Let us then be most happy for the smaller mercies in life and less so for the overstuffed goose that is modern Christmas. The higher we all get as we pretend to celebrate the birth of Jesus so the greater the fall, and we shall feel very sorry for ourselves once January starts to pull the blanket off us and watches us shiver in the cold. Our yule logs should be thin and modest this year and in between gulps of sherry, drunk in the safety of our own homes, we could share faint smiles and think ourselves lucky to be alive and, to some degree or other, kicking. We should walk with fear by our side at all times at the moment because it is fear and not hope that will keep us alive in December.
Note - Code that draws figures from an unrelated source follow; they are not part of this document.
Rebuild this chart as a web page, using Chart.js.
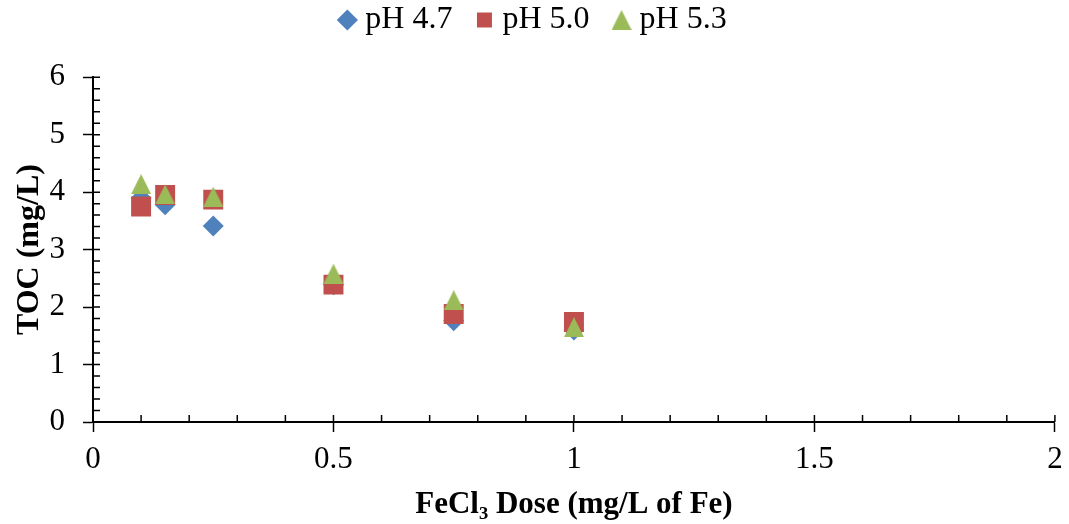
<!DOCTYPE html>
<html><head><meta charset="utf-8">
<script src="https://cdn.jsdelivr.net/npm/chart.js@4"></script>
<style>html,body{margin:0;padding:0;background:#fff}#wrap{width:1069px;height:524px;position:relative}</style>
</head><body><div id="wrap"><canvas id="c"></canvas></div>
<script>
// Data
const doses = [0.1, 0.15, 0.25, 0.5, 0.75, 1.0];
const tocPH47 = [3.90, 3.78, 3.41, 2.39, 1.76, 1.60];
const tocPH50 = [3.75, 3.95, 3.87, 2.39, 1.88, 1.74];
const tocPH53 = [4.14, 3.96, 3.92, 2.58, 2.12, 1.65];
const seriesNames = ['pH 4.7', 'pH 5.0', 'pH 5.3'];
const xTickValues = [0, 0.5, 1, 1.5, 2];
const xTickLabels = ['0', '0.5', '1', '1.5', '2'];
const yTickValues = [0, 1, 2, 3, 4, 5, 6];
const yTickLabels = ['0', '1', '2', '3', '4', '5', '6'];
const xTitle = 'FeCl\u2083 Dose (mg/L of Fe)';
const yTitle = 'TOC (mg/L)';

const BLUE = '#4F81BD', RED = '#C0504D', GREEN = '#9BBB59';
const SERIF = '"Liberation Serif", "Times New Roman", serif';

function triangleImage(w, h, color) {
  const c = document.createElement('canvas');
  c.width = w; c.height = h;
  const g = c.getContext('2d');
  g.fillStyle = color;
  g.beginPath();
  g.moveTo(w / 2, 0); g.lineTo(w, h); g.lineTo(0, h); g.closePath();
  g.fill();
  return c;
}
const tri = triangleImage(20, 20, GREEN);

const pts = vals => doses.map((d, i) => ({x: d, y: vals[i]}));

const minorTicks = {
  id: 'minorTicks',
  afterDraw(chart) {
    const {ctx, chartArea} = chart;
    const xs = chart.scales.x, ys = chart.scales.y;
    ctx.save();
    ctx.strokeStyle = '#000';
    ctx.lineWidth = 1.5;
    ctx.beginPath();
    for (let i = 1; i <= 20; i++) {
      const px = xs.getPixelForValue(i / 10);
      ctx.moveTo(px, chartArea.bottom);
      ctx.lineTo(px, chartArea.bottom - 7);
    }
    for (let j = 1; j <= 30; j++) {
      const py = ys.getPixelForValue(j / 5);
      ctx.moveTo(chartArea.left, py);
      ctx.lineTo(chartArea.left + 7, py);
    }
    ctx.stroke();
    ctx.restore();
  }
};

new Chart(document.getElementById('c'), {
  type: 'scatter',
  data: {
    datasets: [
      {label: seriesNames[0], data: pts(tocPH47), pointStyle: 'rectRot', pointRadius: 10.5,
       backgroundColor: BLUE, borderColor: BLUE, borderWidth: 0, order: 3},
      {label: seriesNames[1], data: pts(tocPH50), pointStyle: 'rect', pointRadius: 14.1,
       backgroundColor: RED, borderColor: RED, borderWidth: 0, order: 2},
      {label: seriesNames[2], data: pts(tocPH53), pointStyle: tri, pointRadius: 10,
       backgroundColor: GREEN, borderColor: GREEN, borderWidth: 0, order: 1}
    ]
  },
  options: {
    responsive: true,
    maintainAspectRatio: false,
    animation: false,
    events: [],
    layout: {padding: {top: -26, right: 0, left: 3, bottom: 0}},
    plugins: {
      tooltip: {enabled: false},
      title: {display: true, text: '', padding: {top: 0, bottom: 30}, font: {size: 1}, weight: 0, position: 'top'},
      legend: {
        position: 'top',
        labels: {
          usePointStyle: true,
          boxWidth: 4,
          boxHeight: 15,
          padding: 30,
          color: '#000',
          font: {family: SERIF, size: 32},
          sort: (a, b) => a.datasetIndex - b.datasetIndex
        }
      }
    },
    scales: {
      x: {
        type: 'linear', min: 0, max: 2,
        afterBuildTicks: s => { s.ticks = xTickValues.map(v => ({value: v})); },
        afterFit: s => { s.height = 102; s.paddingRight = 12; s.paddingLeft = 0; },
        grid: {drawOnChartArea: false, drawTicks: true, tickLength: 10, tickColor: '#000', tickWidth: 1.5},
        border: {display: true, color: '#000', width: 2},
        ticks: {color: '#000', padding: 9, font: {family: SERIF, size: 31}, maxRotation: 0,
                callback: (v, i) => xTickLabels[i]},
        title: {display: true, text: xTitle, color: '#000', padding: {top: 0, bottom: 0},
                font: {family: SERIF, size: 31, weight: 'bold'}}
      },
      y: {
        type: 'linear', min: 0, max: 6,
        afterBuildTicks: s => { s.ticks = yTickValues.map(v => ({value: v})); },
        afterFit: s => { s.width = 90; },
        grid: {drawOnChartArea: false, drawTicks: true, tickLength: 10, tickColor: '#000', tickWidth: 1.5},
        border: {display: true, color: '#000', width: 2},
        ticks: {color: '#000', padding: 18, font: {family: SERIF, size: 31},
                callback: (v, i) => yTickLabels[i]},
        title: {display: true, text: yTitle, color: '#000', padding: {top: 8, bottom: 0},
                font: {family: SERIF, size: 32, weight: 'bold'}}
      }
    }
  },
  plugins: [minorTicks]
});
</script>
</body></html>
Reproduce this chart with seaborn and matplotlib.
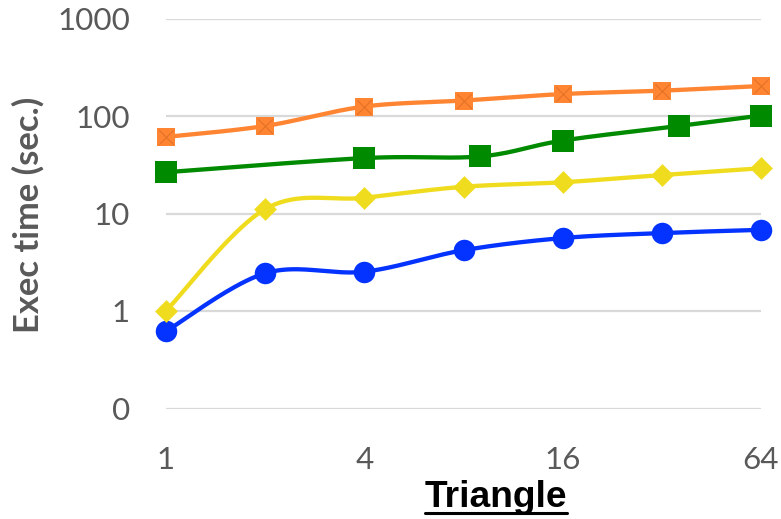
import numpy as np
import pandas as pd
import matplotlib
matplotlib.use("Agg")
import matplotlib.pyplot as plt
import seaborn as sns

# Problem sizes (powers of two, and perfect squares for the grid series)
x_pow2 = [1, 2, 4, 8, 16, 32, 64]
x_square = [1, 4, 9, 16, 36, 64]

# Execution times in seconds
orange_times = [61, 79, 125, 144, 168, 182, 203]
green_times = [26.5, 37, 38.5, 56, 79, 101]
yellow_times = [1.0, 11.1, 14.5, 18.8, 20.9, 24.8, 29.1]
blue_times = [0.62, 2.44, 2.53, 4.2, 5.6, 6.3, 6.8]

y_ticks = [0.1, 1, 10, 100, 1000]
y_tick_labels = ["0", "1", "10", "100", "1000"]
x_ticks = [1, 4, 16, 64]
x_tick_labels = ["1", "4", "16", "64"]

sns.set_theme(style="white")
plt.rcParams["font.family"] = ["Lato", "DejaVu Sans"]

W, H = 781, 519
fig = plt.figure(figsize=(W / 100, H / 100), dpi=100)
ax = fig.add_axes([166 / W, 1 - 408.5 / H, (761 - 166) / W, (408.5 - 18.5) / H])

ax.set_xscale("log", base=2)
ax.set_yscale("log")
ax.set_xlim(1, 64)
ax.set_ylim(0.1, 1000)

for s in ax.spines.values():
    s.set_visible(False)
ax.yaxis.grid(True, color="#d9d9d9", linewidth=1.6)
ax.xaxis.grid(False)
ax.minorticks_off()
ax.set_yticks(y_ticks)
ax.set_yticklabels(y_tick_labels)
ax.set_xticks(x_ticks)
ax.set_xticklabels(x_tick_labels)
ax.tick_params(axis="both", length=0, labelsize=22.6, labelcolor="#595959")
ax.tick_params(axis="y", pad=26)
ax.tick_params(axis="x", pad=27)


def smooth_curve(xs, ys, steps=40):
    """Bezier smoothing through the points, computed in display space."""
    pts = ax.transData.transform(np.column_stack([xs, ys]))
    n = len(pts)
    out = []
    for i in range(n - 1):
        p0 = pts[max(i - 1, 0)]
        p1 = pts[i]
        p2 = pts[i + 1]
        p3 = pts[min(i + 2, n - 1)]
        c1 = p1 + (p2 - p0) / 6.0
        c2 = p2 - (p3 - p1) / 6.0
        t = np.linspace(0, 1, steps)[:, None]
        seg = ((1 - t) ** 3) * p1 + 3 * ((1 - t) ** 2) * t * c1 + 3 * (1 - t) * t ** 2 * c2 + t ** 3 * p2
        out.append(seg if i == 0 else seg[1:])
    curve = np.vstack(out)
    return ax.transData.inverted().transform(curve)


series = [
    ("blue", x_pow2, blue_times, "#0433ff", "o", 240),
    ("yellow", x_pow2, yellow_times, "#f0dc1e", "D", 135),
    ("green", x_square, green_times, "#008a00", "s", 230),
    ("orange", x_pow2, orange_times, "#ff8533", "s", 150),
]

for name, xs, ys, color, marker, size in series:
    curve = smooth_curve(xs, ys)
    ax.plot(curve[:, 0], curve[:, 1], color=color, linewidth=3.1,
            solid_capstyle="round", zorder=2, clip_on=False)
    df = pd.DataFrame({"size": xs, "time": ys})
    sns.scatterplot(data=df, x="size", y="time", ax=ax, color=color,
                    marker=marker, s=size, linewidth=0, zorder=3,
                    clip_on=False, legend=False)
    if name == "orange":
        # cross drawn over the orange squares
        sns.scatterplot(data=df, x="size", y="time", ax=ax, color="#e06f24",
                        marker="x", s=110, linewidth=0.9, alpha=0.8,
                        zorder=4, clip_on=False, legend=False)

ax.set_xlabel("")
ax.set_ylabel("")

fig.text(28 / W, 1 - 215 / H, "Exec time (sec.)", rotation=90,
         ha="center", va="center", fontsize=24.8, fontweight="bold",
         color="#595959")

xl = fig.text(496 / W, 1 - 507 / H, "Triangle", ha="center", va="baseline",
              fontsize=26.7, fontweight="bold", color="black",
              family=["Liberation Sans", "DejaVu Sans"])

# underline beneath the axis title
fig.canvas.draw()
bb = xl.get_window_extent()
uy = 1 - 513 / H
fig.add_artist(plt.Line2D([bb.x0 / W, bb.x1 / W], [uy, uy],
                          transform=fig.transFigure, color="black",
                          linewidth=2.2))

fig.savefig("out.png", dpi=100)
It is also important not to be afraid of fear because it sharpens the senses and helps prepare for what’s next. Fear is our friend right now and only in the Spring, with a vaccine and some common sense in better supply might we look back and be glad we had a frugal, low profile, sensible Christmas in 2020. Shame that last bit won’t happen really– a great weakness of ours, mine included too, is that it is much easier to choose stupidity over fear.